Patrick Devedjian, ministre délégué aux libertés locales, avait déjà brocardé sur RTL, le 24 février, les intellectuels qui "chez nous, ont l’habitude de signer des pétitions", alors qu’"aux Etats-Unis, ils ont des prix Nobel".

A l’Elysée, où M. Chirac s’est attaché depuis des années à renouer un contact approfondi avec les intellectuels pour nourrir sa réflexion et tenter d’enrichir un débat politique dont les Français se désintéressent - non sans arrières-pensées électorales -, on goûte peu ce genre de diatribes. Xavier Darcos, ministre délégué à l’éducation, s’exprime de façon plus nuancée dans un point de vue publié jeudi par Libération. Il insiste sur le discours de la méthode : dialogue, concertation, prenant pour exemple les retraites, la laïcité, l’école. "Notre volonté n’est pas de jouer le peuple contre les élites. Il s’agit que chacun, supposé intellectuel ou non, parisien ou provincial, fonctionnaire ou employé du privé, puisse participer à l’élaboration du projet collectif", écrit-il, sans esquiver le débat sur les moyens ni son corollaire, celui sur la mondialisation et la "marchandisation" de la culture.

A Matignon, l’entourage du premier ministre reconnaît que "le divorce avec les intellectuels n’est jamais bon". Les proches de M. Raffarin se posent surtout beaucoup de questions.
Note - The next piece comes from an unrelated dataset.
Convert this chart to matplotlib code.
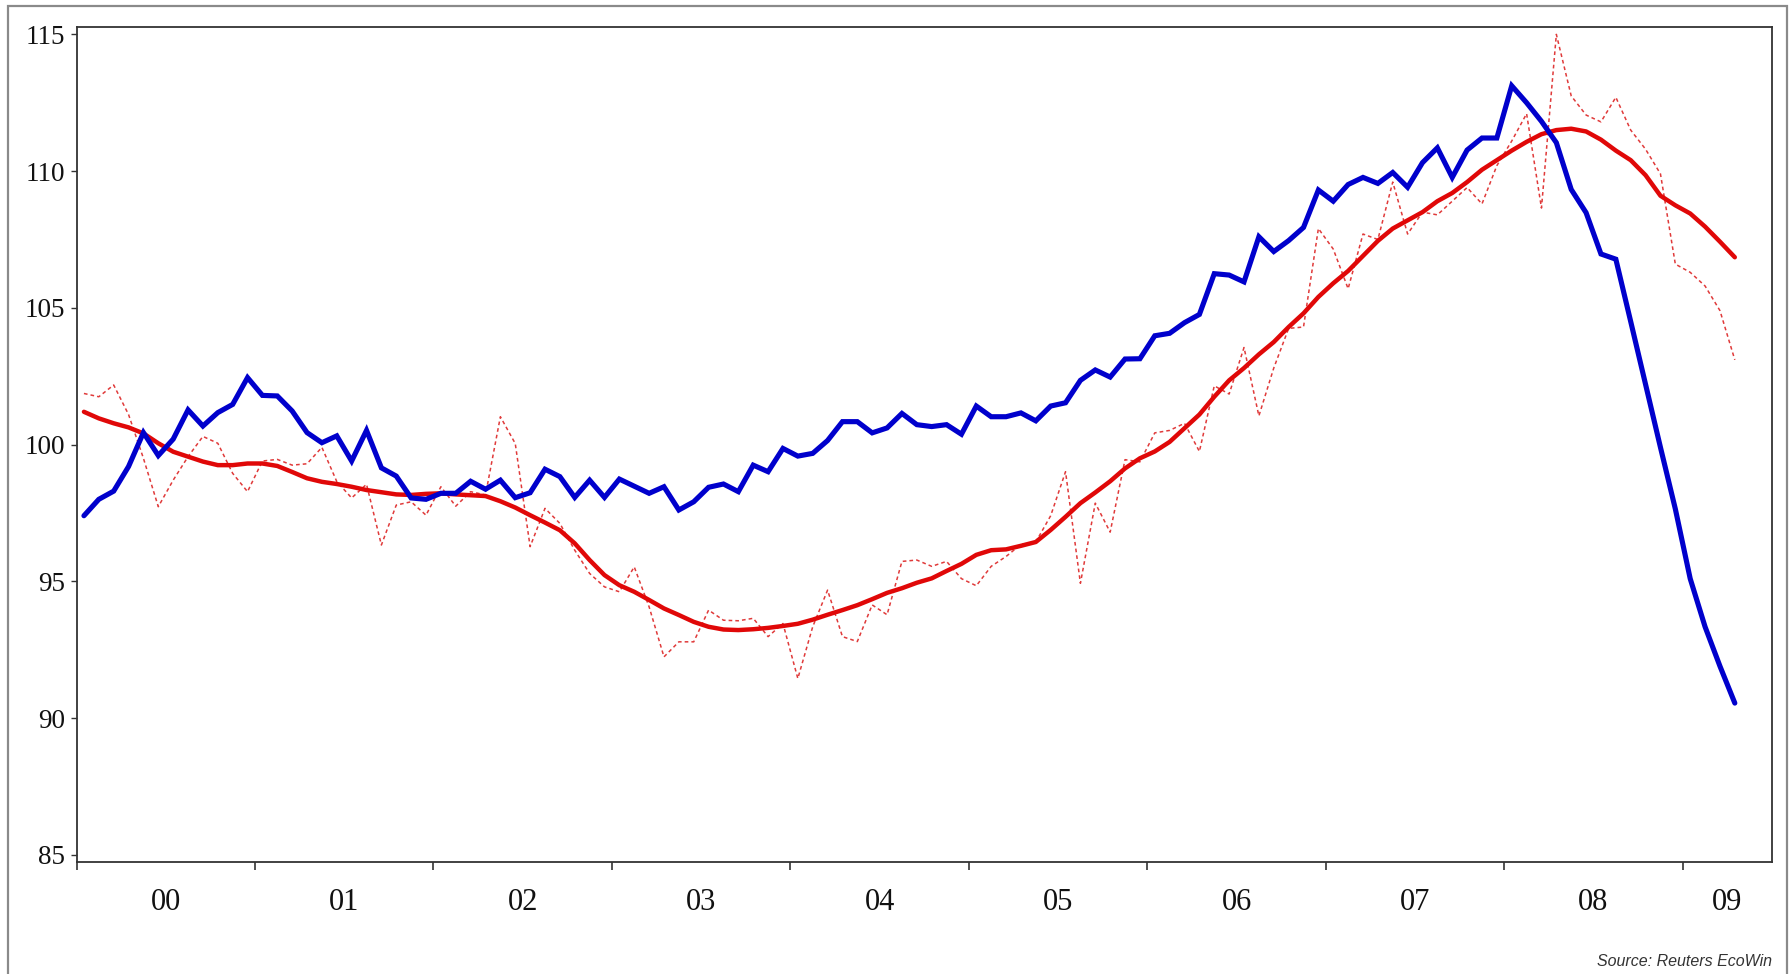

Ces intérêts particuliers peuvent-ils se fédérer davantage ? Ne faut-il y voir qu’un prurit d’anciens gauchistes qui font de la récupération politique ? Ce mouvement est-il profond ? "Je n’en sais rien, admet un conseiller du premier ministre, mais il faut qu’on arrive à en sortir". Bref, le mouvement lancé par Les Inrockuptibles, qui dédaigne les partis et survient dans une campagne électorale assez atone, est-il grave docteur ? Mystère.

Pour l’ancien ministre de la culture Jacques Toubon, "c’est tout le problème de la réforme qui est posé". Cette pétition soulève, selon lui, la question de savoir "si les catégories de l’élite en France sont encore capables aujourd’hui de penser le changement." Si c’est non, cela lui paraît "tragique". Comme il lui paraît toujours "dangereux" de se fédérer "contre un bouc émissaire", autrement dit le gouvernement.